Transcribe every line exactly and omit anything that is a picture.

§ **Collected data**:

********************

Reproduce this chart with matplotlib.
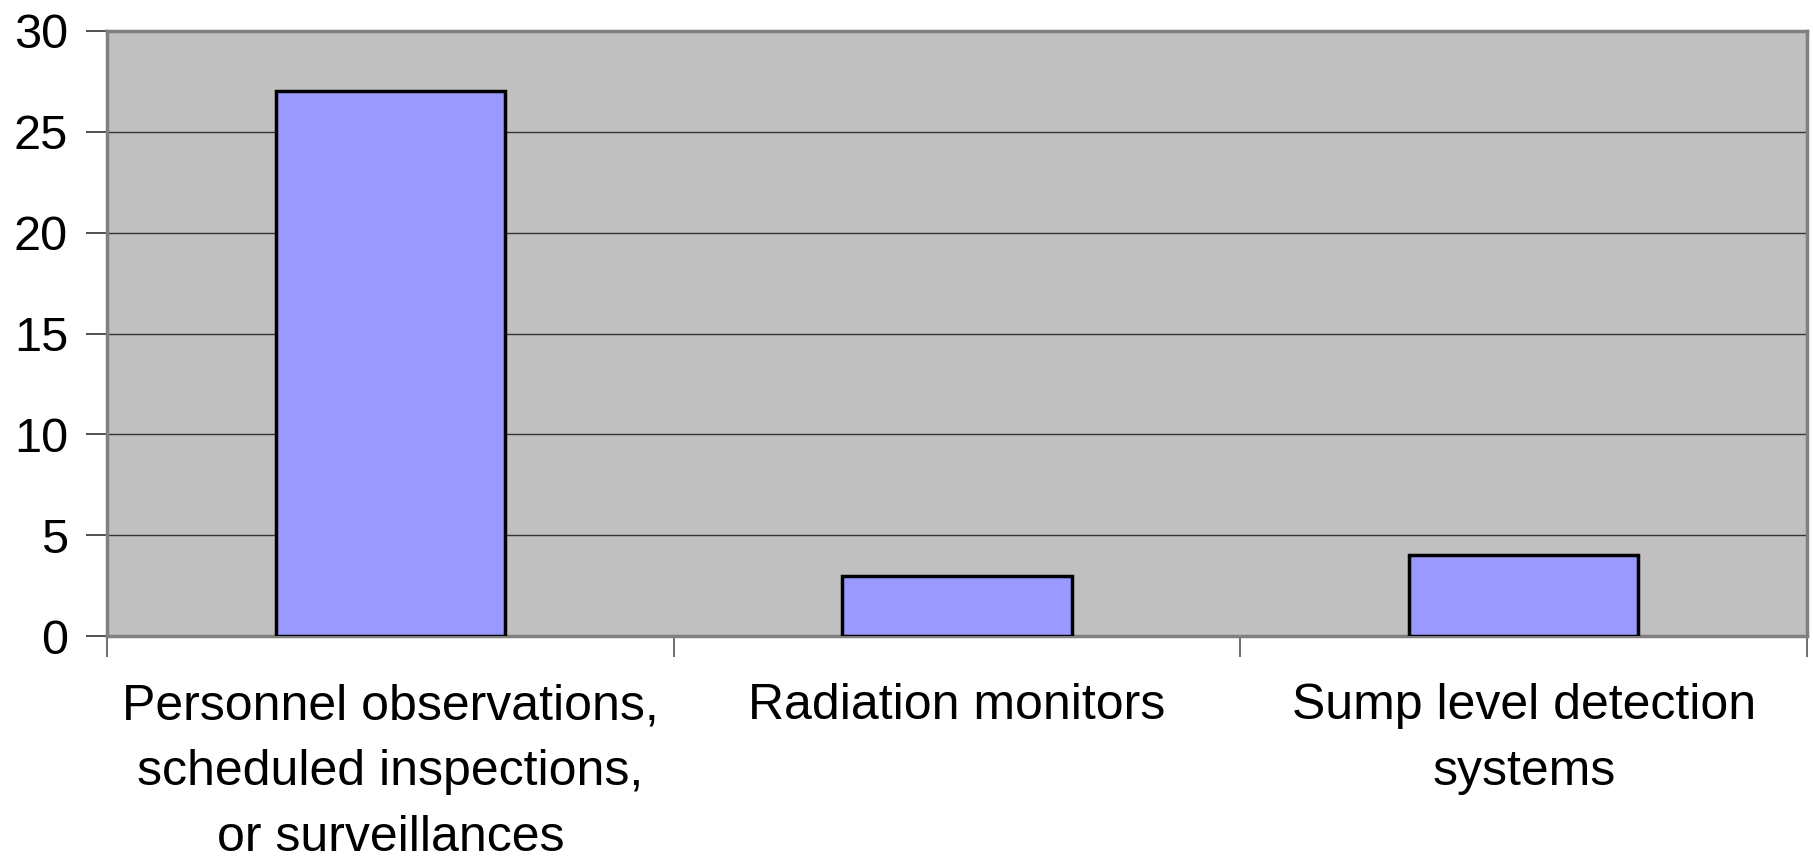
import numpy as np
import matplotlib.pyplot as plt

categories = [
    "Personnel observations,\nscheduled inspections,\nor surveillances",
    "Radiation monitors",
    "Sump level detection\nsystems",
]
counts = [27, 3, 4]
y_ticks = [0, 5, 10, 15, 20, 25, 30]

plt.rcParams['font.family'] = ['Liberation Sans', 'DejaVu Sans']

fig = plt.figure(figsize=(18.13, 8.61), dpi=100)
ax = fig.add_axes([0.059, 0.2613, 0.9377, 0.7027])

x = np.arange(len(categories))
ax.bar(x, counts, width=0.405, color="#9999FF", edgecolor="black",
       linewidth=2.5, zorder=3)

ax.set_facecolor("#C0C0C0")
ax.set_xlim(-0.5, len(categories) - 0.5)
ax.set_ylim(0, 30)
ax.set_yticks(y_ticks)
ax.grid(axis="y", color="#333333", linewidth=1.0, zorder=1)

# category boundaries get the tick marks, centers get the labels
ax.set_xticks(np.arange(-0.5, len(categories)), labels=[""] * (len(categories) + 1))
ax.set_xticks(x, labels=categories, minor=True)
ax.tick_params(axis="x", which="major", length=15, width=1.2, color="#555555",
               direction="out")
ax.tick_params(axis="x", which="minor", length=0, pad=34, labelsize=36)
ax.tick_params(axis="y", length=15, width=1.2, color="#333333",
               direction="out", pad=13, labelsize=35)
for lab in ax.get_xticklabels(minor=True):
    lab.set_linespacing(1.55)
    lab.set_verticalalignment("top")

for side in ["left", "bottom", "top", "right"]:
    ax.spines[side].set_color("#808080")
    ax.spines[side].set_linewidth(2.5)

fig.savefig("out.png", dpi=100)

********************

§ **Answer to this task**:
Reproduce this chart with matplotlib.
import numpy as np
import matplotlib.pyplot as plt

categories = [
    "Personnel observations,\nscheduled inspections,\nor surveillances",
    "Radiation monitors",
    "Sump level detection\nsystems",
]
counts = [27, 3, 4]
y_ticks = [0, 5, 10, 15, 20, 25, 30]

plt.rcParams['font.family'] = ['Liberation Sans', 'DejaVu Sans']

fig = plt.figure(figsize=(18.13, 8.61), dpi=100)
ax = fig.add_axes([0.059, 0.2613, 0.9377, 0.7027])

x = np.arange(len(categories))
ax.bar(x, counts, width=0.405, color="#9999FF", edgecolor="black",
       linewidth=2.5, zorder=3)

ax.set_facecolor("#C0C0C0")
ax.set_xlim(-0.5, len(categories) - 0.5)
ax.set_ylim(0, 30)
ax.set_yticks(y_ticks)
ax.grid(axis="y", color="#333333", linewidth=1.0, zorder=1)

# category boundaries get the tick marks, centers get the labels
ax.set_xticks(np.arange(-0.5, len(categories)), labels=[""] * (len(categories) + 1))
ax.set_xticks(x, labels=categories, minor=True)
ax.tick_params(axis="x", which="major", length=15, width=1.2, color="#555555",
               direction="out")
ax.tick_params(axis="x", which="minor", length=0, pad=34, labelsize=36)
ax.tick_params(axis="y", length=15, width=1.2, color="#333333",
               direction="out", pad=13, labelsize=35)
for lab in ax.get_xticklabels(minor=True):
    lab.set_linespacing(1.55)
    lab.set_verticalalignment("top")

for side in ["left", "bottom", "top", "right"]:
    ax.spines[side].set_color("#808080")
    ax.spines[side].set_linewidth(2.5)

fig.savefig("out.png", dpi=100)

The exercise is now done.